Still, there must be a hallmark moment. A Brady touchdown pass, perhaps. A Rob Gronkowski catch-and-plow-over-a-defender score.
Not even Sterling Moore's stripping of the ball from Baltimore receiver Lee Evans in the end zone, a play that, if completed, would have lifted the Ravens into the Super Bowl.
"I don't think about it," Moore said when asked about a turning point. "I think there's a lot of plays that helped us get here. (Brandon) Spikes' interception and the way Vince (Wilfork) played that game; I'm just glad I had an opportunity to make a play."
So, for all the spectacular plays, crucial wins and memorable moments in their seasons, nothing truly qualified as a trendsetter?
"That's not the way a season goes," Giants left guard Kevin Boothe said. "There's lots of twists and turns, sure, but even with the streak of losses we had, we still had all our goals in front of us. That's all you can really ask for."
At least the teams don't cite fate or destiny for getting into the Super Bowl. They might not offer simple reasons, but at least what they mention as catalysts toward Giants-Patriots II aren't providential.

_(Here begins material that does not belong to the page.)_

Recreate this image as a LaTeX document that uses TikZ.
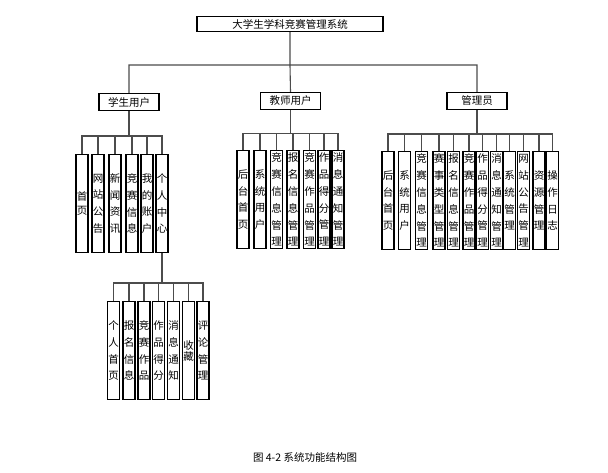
\documentclass[tikz,border=0pt]{standalone}
\usepackage{fontspec}
\newfontfamily\cjk{Noto Sans CJK SC}
\usetikzlibrary{positioning}

\begin{document}
\begin{tikzpicture}[x=1pt,y=-1pt,
    font=\cjk\fontsize{10.5}{16.8}\selectfont,
    link/.style={draw=black!70,line width=1.1pt},
    sysbox/.style={rectangle,draw=black,line width=1.2pt,minimum width=186pt,
                   minimum height=15pt,inner sep=0pt},
    role/.style={rectangle,draw=black,line width=1.2pt,minimum width=60pt,
                 minimum height=17pt,inner sep=0pt},
    leaf/.style={rectangle,draw=black,line width=1.3pt,minimum width=12pt,
                 minimum height=98pt,inner sep=0pt,align=center,anchor=north}]
  \useasboundingbox (0,0) rectangle (608,473);

  % top level
  \node[sysbox] (sys) at (290,24) {大学生学科竞赛管理系统};

  \node[role] (stu) at (129,102)   {学生用户};
  \node[role] (tea) at (290.5,101) {教师用户};
  \node[role] (adm) at (477,101)   {管理员};

  \coordinate (sysbus) at (290,65);
  \draw[link] (sys.south) -- (sysbus) -| (stu.north)
              (sysbus) -| (adm.north) (sysbus) -- (tea.north);

  % student
  \node[leaf] (s1) at (82,154)  {首\\[-3.5pt]页};
  \node[leaf] (s2) at (98,154)  {网\\站\\公\\告};
  \node[leaf] (s3) at (115,154) {新\\闻\\资\\讯};
  \node[leaf] (s4) at (132,154) {竞\\赛\\信\\息};
  \node[leaf] (s5) at (147,154) {我\\的\\账\\户};
  \node[leaf] (s6) at (162,154) {个\\人\\中\\心};

  \coordinate (stubus) at (129,136);
  \draw[link] (stu.south) -- (stubus)
              (stubus) -| (s1.north) (stubus) -| (s2.north)
              (stubus) -| (s3.north) (stubus) -| (s4.north)
              (stubus) -| (s5.north) (stubus) -| (s6.north);

  % personal centre
  \node[leaf] (p1) at (113.5,301) {个\\人\\首\\页};
  \node[leaf] (p2) at (129,301)   {报\\名\\信\\息};
  \node[leaf] (p3) at (144,301)   {竞\\赛\\作\\品};
  \node[leaf] (p4) at (158.5,301) {作\\品\\得\\分};
  \node[leaf] (p5) at (173.5,301) {消\\息\\通\\知};
  \node[leaf] (p6) at (188.5,301) {收\\[-6pt]藏};
  \node[leaf] (p7) at (203,301)   {评\\论\\管\\理};

  \coordinate (perbus) at (162,283);
  \draw[link] (s6.south) -- (perbus)
              (perbus) -| (p1.north) (perbus) -| (p2.north)
              (perbus) -| (p3.north) (perbus) -| (p4.north)
              (perbus) -| (p5.north) (perbus) -| (p6.north)
              (perbus) -| (p7.north);

  % teacher
  \node[leaf] (t1) at (243,150)   {后\\台\\首\\页};
  \node[leaf] (t2) at (260,150)   {系\\统\\用\\户};
  \node[leaf] (t3) at (276.5,150) {竞\\赛\\信\\息\\管\\理};
  \node[leaf] (t4) at (293,150)   {报\\名\\信\\息\\管\\理};
  \node[leaf] (t5) at (309.5,150) {竞\\赛\\作\\品\\管\\理};
  \node[leaf] (t6) at (324,150)   {作\\品\\得\\分\\管\\理};
  \node[leaf] (t7) at (338,150)   {消\\息\\通\\知\\管\\理};

  \coordinate (teabus) at (290.5,133.5);
  \draw[link] (tea.south) -- (teabus)
              (teabus) -| (t1.north) (teabus) -| (t2.north)
              (teabus) -| (t3.north) (teabus) -| (t4.north)
              (teabus) -| (t5.north) (teabus) -| (t6.north)
              (teabus) -| (t7.north);

  % admin
  \node[leaf] (a1)  at (388,151)   {后\\台\\首\\页};
  \node[leaf] (a2)  at (404.5,151) {系\\统\\用\\户};
  \node[leaf] (a3)  at (421.5,151) {竞\\赛\\信\\息\\管\\理};
  \node[leaf] (a4)  at (439,151)   {赛\\事\\类\\型\\管\\理};
  \node[leaf] (a5)  at (453.5,151) {报\\名\\信\\息\\管\\理};
  \node[leaf] (a6)  at (469,151)   {竞\\赛\\作\\品\\管\\理};
  \node[leaf] (a7)  at (482.5,151) {作\\品\\得\\分\\管\\理};
  \node[leaf] (a8)  at (496.5,151) {消\\息\\通\\知\\管\\理};
  \node[leaf] (a9)  at (509.5,151) {系\\统\\管\\理};
  \node[leaf] (a10) at (523.5,151) {网\\站\\公\\告\\管\\理};
  \node[leaf] (a11) at (539,151)   {资\\源\\管\\理};
  \node[leaf] (a12) at (552.5,151) {操\\作\\日\\志};

  \coordinate (admbus) at (477,134);
  \draw[link] (adm.south) -- (admbus)
              (admbus) -| (a1.north) (admbus) -| (a2.north)
              (admbus) -| (a3.north) (admbus) -| (a4.north)
              (admbus) -| (a5.north) (admbus) -| (a6.north)
              (admbus) -| (a7.north) (admbus) -| (a8.north)
              (admbus) -| (a9.north) (admbus) -| (a10.north)
              (admbus) -| (a11.north) (admbus) -| (a12.north);

  \node (cap) at (305,457) {图 4-2 系统功能结构图};
\end{tikzpicture}
\end{document}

"The one thing about the group is that there are a lot of guys who came from free agency or a lot of guys who were cut and had a lot to prove," said Patriots linebacker Rob Ninkovich, who has been both. "I think when you go through that route of getting cut, not having a roster spot, wanted to only be a special teams guy and trying to break into the roster on that aspect, it's kind of tough. Coming here, it's really been a blessing for a lot of guys. You take every moment and every opportunity you have and you make the best of it."